With inflation at its highest level in decades, the Federal Reserve has officially announced that it will accelerate the tapering of its monthly bond buys, with the economic stimulus program now set to be phased out by March.
That’s much earlier than the Fed had originally planned, but with inflation easily surpassing the central bank’s target and a sustained surge in prices ongoing, many saw such a move as a matter of when, not if. Jerome Powell, chairman of the Federal Reserve, indicated late last month that a reduction in the pace of its bond purchases was on the table and would be discussed at the Federal Open Market Committee’s (FOMC) December meeting.
Sure enough, the Fed will now increase its holdings of Treasury securities by at least $40 billion per month and of agency mortgage-backed securities (MBS) by at least $20 billion per month starting in January. That’s down from the originally planned scheduled buys of $50 billion and $25 billion, respectively, slated for January, and $30 billion total less than the Fed bought in December. Moving forward, the Fed will reduce the monthly pace of purchases by $20 billion for Treasury securities and $10 billion for MBS — up from the originally announced $15 billion and $5 billion, respectively.
Powell also said that the economy has progressed enough to warrant sunsetting stimulus programs established to combat the slowdown brought about by COVID-19. In addition to the aggressive phase-out of the bond-buying program, projections from the FOMC meeting signal that as many as three interest rate hikes could be in the cards for 2022, followed by another two in 2023 and still two more the following year.
While the speed-up in tapering was expected, the projection of three rate hikes was somewhat of a curveball, noted Michael Fratantoni, senior vice president and chief economist for the Mortgage Bankers Association.
“Inflation is running well above target, and the job market is booming,”Fratantoni said. “That is why it was no surprise that the Federal Reserve moved to accelerate their taper of Treasury and MBS purchases, and signaled that the first rate hike will be coming sooner rather than later.

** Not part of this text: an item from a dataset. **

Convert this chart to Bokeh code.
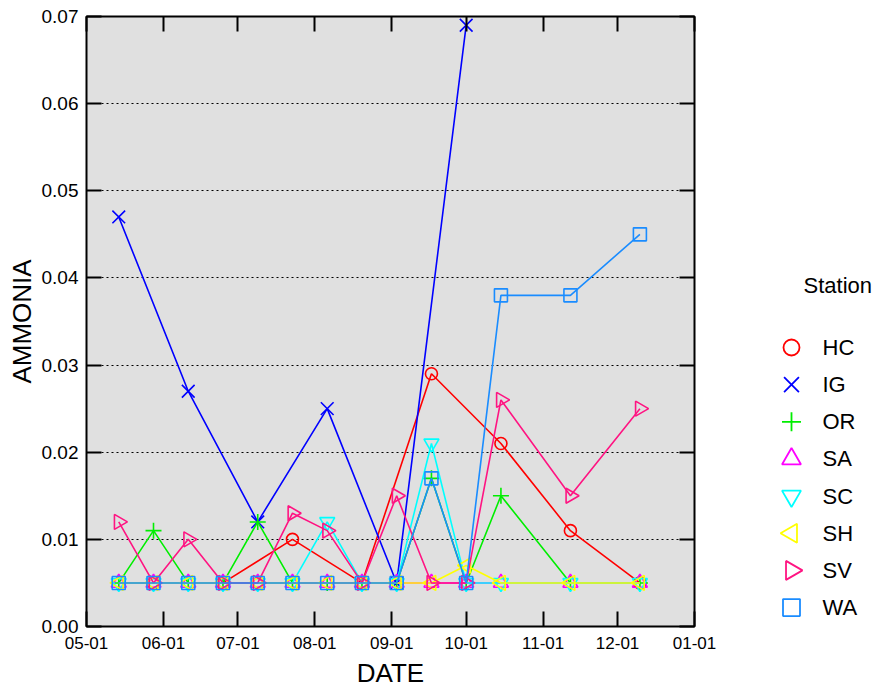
from datetime import datetime
import numpy as np
from bokeh.plotting import figure
from bokeh.layouts import row
from bokeh.models import (LinearAxis, FixedTicker, DatetimeTickFormatter, NumeralTickFormatter,
                          Range1d, CustomJSTickFormatter)
from bokeh.core.properties import value
from bokeh.embed import file_html
from bokeh.resources import INLINE

YEAR = 2009

# ---------------- data ----------------
x_tick_labels = ["05-01", "06-01", "07-01", "08-01", "09-01", "10-01", "11-01", "12-01", "01-01"]
y_ticks = [0.00, 0.01, 0.02, 0.03, 0.04, 0.05, 0.06, 0.07]

dates_all = ["05-14", "05-28", "06-11", "06-25", "07-09", "07-23", "08-06",
             "08-20", "09-03", "09-17", "10-01", "10-15", "11-12", "12-10"]

hc_dates = ["05-28", "06-25", "07-23", "08-20", "09-17", "10-15", "11-12", "12-10"]
hc_vals = [0.005, 0.005, 0.010, 0.005, 0.029, 0.021, 0.011, 0.005]

ig_dates = ["05-14", "06-11", "07-09", "08-06", "09-03", "10-01"]
ig_vals = [0.047, 0.027, 0.012, 0.025, 0.005, 0.069]

or_dates = dates_all
or_vals = [0.005, 0.011, 0.005, 0.005, 0.012, 0.005, 0.005, 0.005, 0.005, 0.017, 0.005, 0.015, 0.005, 0.005]

sa_dates = dates_all
sa_vals = [0.005, 0.005, 0.005, 0.005, 0.005, 0.005, 0.005, 0.005, 0.005, 0.005, 0.005, 0.005, 0.005, 0.005]

sc_dates = dates_all
sc_vals = [0.005, 0.005, 0.005, 0.005, 0.005, 0.005, 0.012, 0.005, 0.005, 0.021, 0.005, 0.005, 0.005, 0.005]

sh_dates = dates_all
sh_vals = [0.005, 0.005, 0.005, 0.005, 0.005, 0.005, 0.005, 0.005, 0.005, 0.005, 0.007, 0.005, 0.005, 0.005]

sv_dates = dates_all
sv_vals = [0.012, 0.005, 0.010, 0.005, 0.005, 0.013, 0.011, 0.005, 0.015, 0.005, 0.005, 0.026, 0.015, 0.025]

wa_dates = dates_all
wa_vals = [0.005, 0.005, 0.005, 0.005, 0.005, 0.005, 0.005, 0.005, 0.005, 0.017, 0.005, 0.038, 0.038, 0.045]

stations = ["HC", "IG", "OR", "SA", "SC", "SH", "SV", "WA"]
legend_title = "Station"


def to_dt(s, year=YEAR):
    m, d = s.split("-")
    return datetime(year, int(m), int(d))


def tick_dt(s):
    m, d = s.split("-")
    y = YEAR + 1 if int(m) < 5 else YEAR
    return datetime(y, int(m), int(d))


def ms(dt):
    return (dt - datetime(1970, 1, 1)).total_seconds() * 1000.0


series = {
    "HC": (hc_dates, hc_vals),
    "IG": (ig_dates, ig_vals),
    "OR": (or_dates, or_vals),
    "SA": (sa_dates, sa_vals),
    "SC": (sc_dates, sc_vals),
    "SH": (sh_dates, sh_vals),
    "SV": (sv_dates, sv_vals),
    "WA": (wa_dates, wa_vals),
}

# style: colour, marker, plot size, legend size, rotation
styles = {
    "HC": dict(color="#ff0000", marker="circle", size=12, lsize=16, angle=0.0),
    "IG": dict(color="#0000ff", marker="x", size=18, lsize=21, angle=0.0),
    "OR": dict(color="#00ee00", marker="cross", size=16, lsize=19, angle=0.0),
    "SA": dict(color="#ff00ff", marker="triangle", size=15, lsize=19, angle=0.0),
    "SC": dict(color="#00ffff", marker="inverted_triangle", size=15, lsize=19, angle=0.0),
    "SH": dict(color="#ffff00", marker="triangle", size=15, lsize=19, angle=np.pi / 2),
    "SV": dict(color="#ff1482", marker="triangle", size=15, lsize=19, angle=-np.pi / 2),
    "WA": dict(color="#1a8cff", marker="square", size=13, lsize=17, angle=0.0),
}

FONT = "Liberation Sans"
W_MAIN, W_LEG, H = 720, 158, 690
FRAME_TOP, FRAME_BOTTOM = 16, 626

x_start = tick_dt(x_tick_labels[0])
x_end = tick_dt(x_tick_labels[-1])

p = figure(width=W_MAIN, height=H, x_axis_type="datetime",
           x_range=Range1d(x_start, x_end), y_range=Range1d(0, 0.07),
           output_backend="svg", toolbar_location=None,
           min_border_left=86, min_border_right=W_MAIN - 694,
           min_border_top=FRAME_TOP, min_border_bottom=H - FRAME_BOTTOM,
           background_fill_color="#e0e0e0", border_fill_color="white")
p.outline_line_color = "black"
p.outline_line_width = 2

# grid
p.xgrid.visible = False
p.ygrid.ticker = FixedTicker(ticks=y_ticks[1:-1])
p.ygrid.grid_line_color = "black"
p.ygrid.grid_line_dash = "2 3"
p.ygrid.grid_line_width = 1

x_tick_vals = [ms(tick_dt(s)) for s in x_tick_labels]
fmt = "%m-%d"
xfmt = DatetimeTickFormatter(microseconds=fmt, milliseconds=fmt, seconds=fmt, minsec=fmt,
                             minutes=fmt, hourmin=fmt, hours=fmt, days=fmt, months=fmt, years=fmt)

p.xaxis.ticker = FixedTicker(ticks=x_tick_vals)
p.xaxis.formatter = xfmt
p.yaxis.ticker = FixedTicker(ticks=y_ticks)
p.yaxis.formatter = NumeralTickFormatter(format="0.00")

for ax in (p.xaxis[0], p.yaxis[0]):
    ax.axis_line_color = None
    ax.major_tick_in = 15
    ax.major_tick_out = 0
    ax.major_tick_line_width = 2
    ax.major_tick_line_color = "black"
    ax.minor_tick_line_color = None
    ax.major_label_text_font = FONT
    ax.major_label_text_color = "black"
    ax.axis_label_text_font = FONT
    ax.axis_label_text_font_style = "normal"
    ax.axis_label_text_color = "black"

p.xaxis.axis_label = "DATE"
p.xaxis.axis_label_text_font_size = "26px"
p.xaxis.major_label_text_font_size = "17px"
p.xaxis.major_label_standoff = 10
p.xaxis.axis_label_standoff = 6

p.yaxis.axis_label = "AMMONIA"
p.yaxis.axis_label_text_font_size = "26px"
p.yaxis.major_label_text_font_size = "19px"
p.yaxis.major_label_standoff = 8
p.yaxis.axis_label_standoff = 2

# mirror axes with inward ticks and no labels
right_ax = LinearAxis(ticker=FixedTicker(ticks=y_ticks), formatter=CustomJSTickFormatter(code="return ''"))
top_ax = LinearAxis(ticker=FixedTicker(ticks=x_tick_vals), formatter=CustomJSTickFormatter(code="return ''"))
for ax in (right_ax, top_ax):
    ax.axis_line_color = None
    ax.major_tick_in = 15
    ax.major_tick_out = 0
    ax.major_tick_line_width = 2
    ax.major_tick_line_color = "black"
    ax.minor_tick_line_color = None
    ax.major_label_text_font_size = "0px"
    ax.major_label_standoff = 0
p.add_layout(right_ax, "right")
p.add_layout(top_ax, "above")

# series
for st in stations:
    dts, vals = series[st]
    xs = [to_dt(s) for s in dts]
    s = styles[st]
    p.line(xs, vals, line_color=s["color"], line_width=1.6)
    p.scatter(xs, vals, marker=s["marker"], size=s["size"], angle=s["angle"],
              line_color=s["color"], fill_color=None, line_width=1.6)

# ---------------- legend panel (separate figure, page pixel space) ----------------
leg = figure(width=W_LEG, height=H, x_range=Range1d(W_MAIN, W_MAIN + W_LEG),
             y_range=Range1d(FRAME_BOTTOM, FRAME_TOP),
             output_backend="svg", toolbar_location=None,
             min_border_left=0, min_border_right=0,
             min_border_top=FRAME_TOP, min_border_bottom=H - FRAME_BOTTOM,
             x_axis_location=None, y_axis_location=None,
             background_fill_color="white", border_fill_color="white")
leg.outline_line_color = None
leg.xgrid.visible = False
leg.ygrid.visible = False

LEG_MARK_X, LEG_TEXT_X, LEG_TITLE_X = 791, 822, 803
LEG_TITLE_Y, LEG_ROW0_Y, LEG_ROW_DY = 285, 347, 37.15

row_y = [LEG_ROW0_Y + i * LEG_ROW_DY for i in range(len(stations))]
for st, yy in zip(stations, row_y):
    s = styles[st]
    leg.scatter([LEG_MARK_X], [yy], marker=s["marker"], size=s["lsize"], angle=s["angle"],
                line_color=s["color"], fill_color=None, line_width=1.8)
leg.text(x=[LEG_TEXT_X] * len(stations), y=row_y, text=stations,
         text_font=value(FONT), text_font_size=value("22px"), text_color="black",
         text_align="left", text_baseline="middle")
leg.text(x=[LEG_TITLE_X], y=[LEG_TITLE_Y], text=[legend_title],
         text_font=value(FONT), text_font_size=value("22px"), text_color="black",
         text_align="left", text_baseline="middle")

layout = row(p, leg, spacing=0)
open("out.html", "w").write(file_html(layout, INLINE))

Moreover, the median FOMC member now expects three rate hikes in 2022.
“The Fed’s outlook for economic growth in 2022 has improved, while their forecast for inflation has worsened. While market participants likely anticipated this change to their asset purchases, the more hawkish view with respect to rate hikes may well have surprised the market.”
With the Fed shying away from a more hands-on approach to the market, Fratantoni added that mortgage rates may be more volatile moving forward. The MBA is forecasting that mortgage rates will rise to 4% by the end of 2022, which, as before, is anticipated to result in a drop in refinances, though the group “expect[s] that the strong economy will support an increase in home sales in 2022.”